**Information provided**
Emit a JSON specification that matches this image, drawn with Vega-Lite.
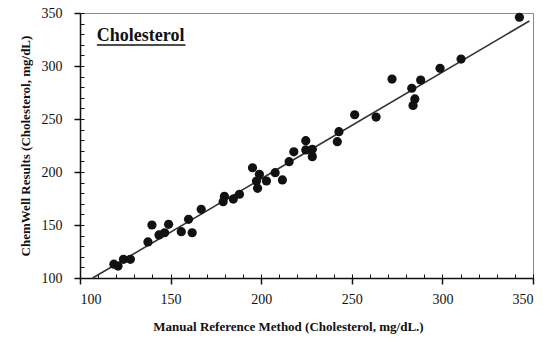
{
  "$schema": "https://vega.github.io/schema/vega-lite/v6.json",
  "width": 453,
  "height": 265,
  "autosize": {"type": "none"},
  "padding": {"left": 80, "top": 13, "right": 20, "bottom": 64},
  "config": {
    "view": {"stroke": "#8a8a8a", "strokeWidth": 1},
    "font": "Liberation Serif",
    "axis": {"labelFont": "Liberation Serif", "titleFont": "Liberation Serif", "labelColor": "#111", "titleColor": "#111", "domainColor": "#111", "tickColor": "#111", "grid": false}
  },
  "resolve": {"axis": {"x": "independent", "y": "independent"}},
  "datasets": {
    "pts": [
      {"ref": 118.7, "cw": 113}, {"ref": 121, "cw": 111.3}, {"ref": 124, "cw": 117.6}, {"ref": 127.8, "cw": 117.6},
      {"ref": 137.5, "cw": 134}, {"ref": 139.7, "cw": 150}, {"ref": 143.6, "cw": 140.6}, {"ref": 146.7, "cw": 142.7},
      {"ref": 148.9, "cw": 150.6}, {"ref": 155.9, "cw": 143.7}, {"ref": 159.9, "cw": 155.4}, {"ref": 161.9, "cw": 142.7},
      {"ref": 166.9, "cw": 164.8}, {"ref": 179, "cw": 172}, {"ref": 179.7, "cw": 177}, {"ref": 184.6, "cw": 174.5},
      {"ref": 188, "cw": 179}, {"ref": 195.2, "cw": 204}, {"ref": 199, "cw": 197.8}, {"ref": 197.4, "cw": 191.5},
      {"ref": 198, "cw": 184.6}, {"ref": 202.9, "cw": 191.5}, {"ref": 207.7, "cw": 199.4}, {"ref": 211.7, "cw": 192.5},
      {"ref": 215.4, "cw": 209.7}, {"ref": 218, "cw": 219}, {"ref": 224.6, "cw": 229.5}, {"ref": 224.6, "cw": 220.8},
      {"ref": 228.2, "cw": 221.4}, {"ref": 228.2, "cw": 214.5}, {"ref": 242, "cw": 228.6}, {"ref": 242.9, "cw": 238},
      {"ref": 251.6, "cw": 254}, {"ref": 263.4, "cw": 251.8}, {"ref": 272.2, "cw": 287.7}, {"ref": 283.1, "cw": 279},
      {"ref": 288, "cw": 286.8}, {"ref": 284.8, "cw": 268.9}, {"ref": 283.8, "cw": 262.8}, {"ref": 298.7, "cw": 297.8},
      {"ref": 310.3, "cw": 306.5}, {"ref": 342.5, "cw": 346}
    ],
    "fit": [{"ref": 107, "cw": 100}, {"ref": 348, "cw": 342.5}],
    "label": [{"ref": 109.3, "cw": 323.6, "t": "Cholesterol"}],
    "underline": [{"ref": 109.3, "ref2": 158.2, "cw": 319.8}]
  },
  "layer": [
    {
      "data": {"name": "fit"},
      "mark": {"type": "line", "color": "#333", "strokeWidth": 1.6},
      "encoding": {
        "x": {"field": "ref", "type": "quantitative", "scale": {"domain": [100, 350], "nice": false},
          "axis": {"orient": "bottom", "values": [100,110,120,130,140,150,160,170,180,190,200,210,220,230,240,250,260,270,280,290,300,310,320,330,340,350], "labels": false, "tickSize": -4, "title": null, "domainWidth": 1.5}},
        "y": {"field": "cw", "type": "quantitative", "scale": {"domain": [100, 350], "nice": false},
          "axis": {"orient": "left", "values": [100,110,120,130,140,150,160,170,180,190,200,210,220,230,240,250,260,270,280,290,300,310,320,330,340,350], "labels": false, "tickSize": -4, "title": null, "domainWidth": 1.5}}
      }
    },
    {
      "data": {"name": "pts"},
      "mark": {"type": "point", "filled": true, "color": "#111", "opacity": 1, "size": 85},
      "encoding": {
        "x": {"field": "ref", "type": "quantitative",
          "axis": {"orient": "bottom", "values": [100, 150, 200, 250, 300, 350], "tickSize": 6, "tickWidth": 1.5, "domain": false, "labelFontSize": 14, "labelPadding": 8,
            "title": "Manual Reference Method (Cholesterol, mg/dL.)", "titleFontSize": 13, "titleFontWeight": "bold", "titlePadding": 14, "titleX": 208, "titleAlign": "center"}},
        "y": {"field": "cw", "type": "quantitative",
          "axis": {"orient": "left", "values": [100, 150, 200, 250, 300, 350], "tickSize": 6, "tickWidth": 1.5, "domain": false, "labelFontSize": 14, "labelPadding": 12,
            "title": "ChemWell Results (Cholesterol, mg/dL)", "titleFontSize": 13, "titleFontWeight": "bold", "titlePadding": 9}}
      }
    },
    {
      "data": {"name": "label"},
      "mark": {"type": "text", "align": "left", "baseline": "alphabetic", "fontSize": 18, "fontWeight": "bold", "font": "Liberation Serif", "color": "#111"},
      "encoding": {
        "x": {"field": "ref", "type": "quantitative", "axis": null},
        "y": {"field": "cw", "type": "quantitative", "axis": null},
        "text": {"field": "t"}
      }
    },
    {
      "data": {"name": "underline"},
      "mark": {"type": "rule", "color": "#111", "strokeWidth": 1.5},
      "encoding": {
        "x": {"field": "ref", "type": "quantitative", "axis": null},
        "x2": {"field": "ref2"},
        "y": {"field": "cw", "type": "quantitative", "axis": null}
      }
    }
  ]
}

**Directions**
Quote the data above in full, leaving out the pictures it holds.

**Result of this exercise**
Emit a JSON specification that matches this image, drawn with Vega-Lite.
{
  "$schema": "https://vega.github.io/schema/vega-lite/v6.json",
  "width": 453,
  "height": 265,
  "autosize": {"type": "none"},
  "padding": {"left": 80, "top": 13, "right": 20, "bottom": 64},
  "config": {
    "view": {"stroke": "#8a8a8a", "strokeWidth": 1},
    "font": "Liberation Serif",
    "axis": {"labelFont": "Liberation Serif", "titleFont": "Liberation Serif", "labelColor": "#111", "titleColor": "#111", "domainColor": "#111", "tickColor": "#111", "grid": false}
  },
  "resolve": {"axis": {"x": "independent", "y": "independent"}},
  "datasets": {
    "pts": [
      {"ref": 118.7, "cw": 113}, {"ref": 121, "cw": 111.3}, {"ref": 124, "cw": 117.6}, {"ref": 127.8, "cw": 117.6},
      {"ref": 137.5, "cw": 134}, {"ref": 139.7, "cw": 150}, {"ref": 143.6, "cw": 140.6}, {"ref": 146.7, "cw": 142.7},
      {"ref": 148.9, "cw": 150.6}, {"ref": 155.9, "cw": 143.7}, {"ref": 159.9, "cw": 155.4}, {"ref": 161.9, "cw": 142.7},
      {"ref": 166.9, "cw": 164.8}, {"ref": 179, "cw": 172}, {"ref": 179.7, "cw": 177}, {"ref": 184.6, "cw": 174.5},
      {"ref": 188, "cw": 179}, {"ref": 195.2, "cw": 204}, {"ref": 199, "cw": 197.8}, {"ref": 197.4, "cw": 191.5},
      {"ref": 198, "cw": 184.6}, {"ref": 202.9, "cw": 191.5}, {"ref": 207.7, "cw": 199.4}, {"ref": 211.7, "cw": 192.5},
      {"ref": 215.4, "cw": 209.7}, {"ref": 218, "cw": 219}, {"ref": 224.6, "cw": 229.5}, {"ref": 224.6, "cw": 220.8},
      {"ref": 228.2, "cw": 221.4}, {"ref": 228.2, "cw": 214.5}, {"ref": 242, "cw": 228.6}, {"ref": 242.9, "cw": 238},
      {"ref": 251.6, "cw": 254}, {"ref": 263.4, "cw": 251.8}, {"ref": 272.2, "cw": 287.7}, {"ref": 283.1, "cw": 279},
      {"ref": 288, "cw": 286.8}, {"ref": 284.8, "cw": 268.9}, {"ref": 283.8, "cw": 262.8}, {"ref": 298.7, "cw": 297.8},
      {"ref": 310.3, "cw": 306.5}, {"ref": 342.5, "cw": 346}
    ],
    "fit": [{"ref": 107, "cw": 100}, {"ref": 348, "cw": 342.5}],
    "label": [{"ref": 109.3, "cw": 323.6, "t": "Cholesterol"}],
    "underline": [{"ref": 109.3, "ref2": 158.2, "cw": 319.8}]
  },
  "layer": [
    {
      "data": {"name": "fit"},
      "mark": {"type": "line", "color": "#333", "strokeWidth": 1.6},
      "encoding": {
        "x": {"field": "ref", "type": "quantitative", "scale": {"domain": [100, 350], "nice": false},
          "axis": {"orient": "bottom", "values": [100,110,120,130,140,150,160,170,180,190,200,210,220,230,240,250,260,270,280,290,300,310,320,330,340,350], "labels": false, "tickSize": -4, "title": null, "domainWidth": 1.5}},
        "y": {"field": "cw", "type": "quantitative", "scale": {"domain": [100, 350], "nice": false},
          "axis": {"orient": "left", "values": [100,110,120,130,140,150,160,170,180,190,200,210,220,230,240,250,260,270,280,290,300,310,320,330,340,350], "labels": false, "tickSize": -4, "title": null, "domainWidth": 1.5}}
      }
    },
    {
      "data": {"name": "pts"},
      "mark": {"type": "point", "filled": true, "color": "#111", "opacity": 1, "size": 85},
      "encoding": {
        "x": {"field": "ref", "type": "quantitative",
          "axis": {"orient": "bottom", "values": [100, 150, 200, 250, 300, 350], "tickSize": 6, "tickWidth": 1.5, "domain": false, "labelFontSize": 14, "labelPadding": 8,
            "title": "Manual Reference Method (Cholesterol, mg/dL.)", "titleFontSize": 13, "titleFontWeight": "bold", "titlePadding": 14, "titleX": 208, "titleAlign": "center"}},
        "y": {"field": "cw", "type": "quantitative",
          "axis": {"orient": "left", "values": [100, 150, 200, 250, 300, 350], "tickSize": 6, "tickWidth": 1.5, "domain": false, "labelFontSize": 14, "labelPadding": 12,
            "title": "ChemWell Results (Cholesterol, mg/dL)", "titleFontSize": 13, "titleFontWeight": "bold", "titlePadding": 9}}
      }
    },
    {
      "data": {"name": "label"},
      "mark": {"type": "text", "align": "left", "baseline": "alphabetic", "fontSize": 18, "fontWeight": "bold", "font": "Liberation Serif", "color": "#111"},
      "encoding": {
        "x": {"field": "ref", "type": "quantitative", "axis": null},
        "y": {"field": "cw", "type": "quantitative", "axis": null},
        "text": {"field": "t"}
      }
    },
    {
      "data": {"name": "underline"},
      "mark": {"type": "rule", "color": "#111", "strokeWidth": 1.5},
      "encoding": {
        "x": {"field": "ref", "type": "quantitative", "axis": null},
        "x2": {"field": "ref2"},
        "y": {"field": "cw", "type": "quantitative", "axis": null}
      }
    }
  ]
}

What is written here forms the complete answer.